Le débarquement, 6 juin 1944
M. Georges Blond, à qui nous devons déjà Le Survivant du Pacifique et Convois vers l’URSS tente, dans ce nouvel ouvrage, de faire la synthèse des nombreux livres et mémoires déjà publiés sur le débarquement de Normandie. Il y réussit dans une très large mesure, étant donné l’ampleur du sujet. Les lecteurs y trouveront un tableau clair de l’histoire de ce grand événement, de sa préparation principalement, ainsi qu’une énumération forcément succincte, des immenses moyens matériels qu’il nécessita, depuis le LST qui fut pour ainsi dire la cheville ouvrière, jusqu’aux Mulberries, les ports artificiels, sans lesquels il eût été impossible.
Quelques détails ont toutefois échappé à l’auteur. Si les heures de débarquement ne furent pas les mêmes sur les cinq plages ce ne fut pas à cause d’une « disposition différente des obstacles » (p. 133) mais parce que l’heure de la pleine mer n’est pas la même en ces divers points comme le savent bien tous les marins (et d’autres).
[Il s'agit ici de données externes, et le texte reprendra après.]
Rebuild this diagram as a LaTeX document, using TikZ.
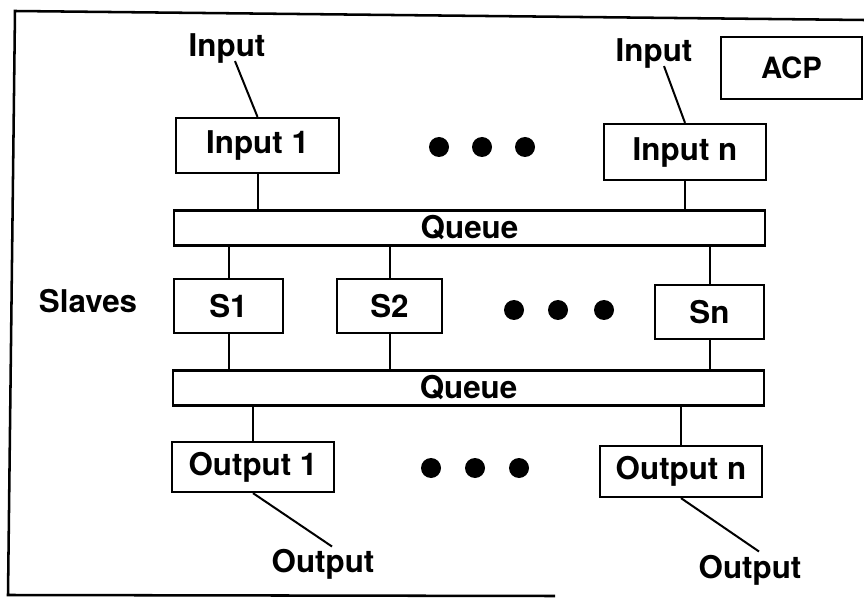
\documentclass[tikz,border=0pt]{standalone}
\usepackage{fontspec}
\setmainfont{TeX Gyre Heros}
\usetikzlibrary{calc}
\begin{document}
\begin{tikzpicture}[x=0.75pt,y=-0.75pt,
  box/.style={draw,line width=1.7pt,inner sep=0pt,font=\fontsize{23.5}{27}\selectfont\bfseries},
  lbl/.style={inner sep=0pt,anchor=base,font=\fontsize{23.5}{27}\selectfont\bfseries},
  conn/.style={line width=1.5pt},
  dotmark/.style={fill=black,circle,inner sep=0pt,minimum size=15pt}]
\useasboundingbox (0,0) rectangle (864,602);
% frame
\coordinate (ftr) at (864,20);
\coordinate (ftl) at (15,11);
\coordinate (fbl) at (8,595);
\coordinate (fbr) at (555,596);
\draw[line width=1.9pt] (ftr) -- (ftl) -- (fbl) -- (fbr);
% boxes
\node[box,minimum width=122.25pt,minimum height=41.25pt] (in1) at (257.5,145.5) {Input 1};
\node[box,minimum width=121.5pt,minimum height=42pt] (inn) at (685,152) {Input n};
\node[box,minimum width=105.75pt,minimum height=46.5pt,font=\fontsize{22}{26}\selectfont\bfseries] (acp) at (791.5,68) {ACP};
\node[box,minimum width=443.25pt,minimum height=26.25pt] (q1) at (469.5,228) {Queue};
\node[box,minimum width=81.75pt,minimum height=40.5pt] (s1) at (228.5,306) {S1};
\node[box,minimum width=78.75pt,minimum height=40.5pt] (s2) at (389.5,306) {S2};
\node[box,minimum width=81.75pt,minimum height=40.5pt] (sn) at (709.5,312) {Sn};
\node[box,minimum width=443.25pt,minimum height=26.25pt] (q2) at (468.5,388) {Queue};
\node[box,minimum width=121.5pt,minimum height=37.5pt] (o1) at (253,467) {Output 1};
\node[box,minimum width=121.5pt,minimum height=38.25pt] (on) at (681,471.5) {Output n};
% labels
\node[lbl] (lin1) at (227,57) {Input};
\node[lbl] (linn) at (654,62) {Input};
\node[lbl] (slaves) at (88,313) {Slaves};
\node[lbl] (lo1) at (323,572) {Output};
\node[lbl] (lon) at (750,578) {Output};
% dots
\foreach \x/\n in {439/a,482/b,525/c} \node[dotmark] (d1\n) at (\x,147) {};
\foreach \x/\n in {514/a,558/b,604/c} \node[dotmark] (d2\n) at (\x,310) {};
\foreach \x/\n in {431/a,475/b,519/c} \node[dotmark] (d3\n) at (\x,468) {};
% connectors
\draw[conn] ($(lin1.south)+(8,-3)$) -- (in1.north);
\draw[conn] ($(linn.south)+(10,-3)$) -- (inn.north);
\draw[conn] (in1.south) -- (in1.south |- q1.north);
\draw[conn] (inn.south) -- (inn.south |- q1.north);
\draw[conn] (s1.north |- q1.south) -- (s1.north);
\draw[conn] (s2.north |- q1.south) -- (s2.north);
\draw[conn] (sn.north |- q1.south) -- (sn.north);
\draw[conn] (s1.south) -- (s1.south |- q2.north);
\draw[conn] (s2.south) -- (s2.south |- q2.north);
\draw[conn] (sn.south) -- (sn.south |- q2.north);
\draw[conn] (o1.north |- q2.south) -- (o1.north);
\draw[conn] (on.north |- q2.south) -- (on.north);
\draw[conn] (o1.south) -- ($(lo1.north)+(9,-2)$);
\draw[conn] (on.south) -- ($(lon.north)+(9,-3)$);
\end{tikzpicture}
\end{document}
Cela n’a sans doute pas beaucoup d’importance. Par contre, certains jugements sont peut-être contestables, du fait que l’auteur ne disposait pas encore d’un nombre suffisant de documents. D’après lui, M. Churchill aurait toujours été opposé au débarquement de Normandie, préférant agir en Méditerranée et dans l’Égée, avec des arrière-pensées politiques. Le nouveau tome des Mémoires de l’éminent homme d’État permet de faire justice de cette opinion fort répandue. Il a toujours su que l’Allemagne ne serait vaincue que par l’engagement de toutes les ressources militaires (aériennes plus spécialement) des États-Unis et de la Grande-Bretagne, ce qui ne pouvait se faire avec efficacité que sur l’autre rive de la Manche. La vérité c’est qu’il redoutait cette opération. Il était encore, à cette époque, impressionné par la puissance allemande, par la valeur de ses soldats (Anzio et Cassino n’étaient pas faits pour infirmer cette croyance). Il avait peur d’un échec dont les conséquences pouvaient être incalculables et c’est avec une véritable angoisse qu’il vit approcher la date fatidique (inéluctable après les promesses faites à Téhéran à Staline). C’est seulement lorsqu’il prit connaissance des plans détaillés, au cours des derniers mois, qu’il fut saisi par la puissante logique du plan, par la force vraiment irrésistible des moyens mis en œuvre, et c’est alors qu’il écrivit au général Marshall la fameuse phrase : « Moi aussi j’ai mis maintenant tout mon cœur dans cette opération », parfois si mal interprétée, et qui a donné naissance à l’opinion dont M. Blond s’est fait l’écho.
Par ailleurs, le livre de M. Blond présente un très vif intérêt, il constitue un résumé fort utile de cette opération « amphibie », le plus grand débarquement de l’Histoire.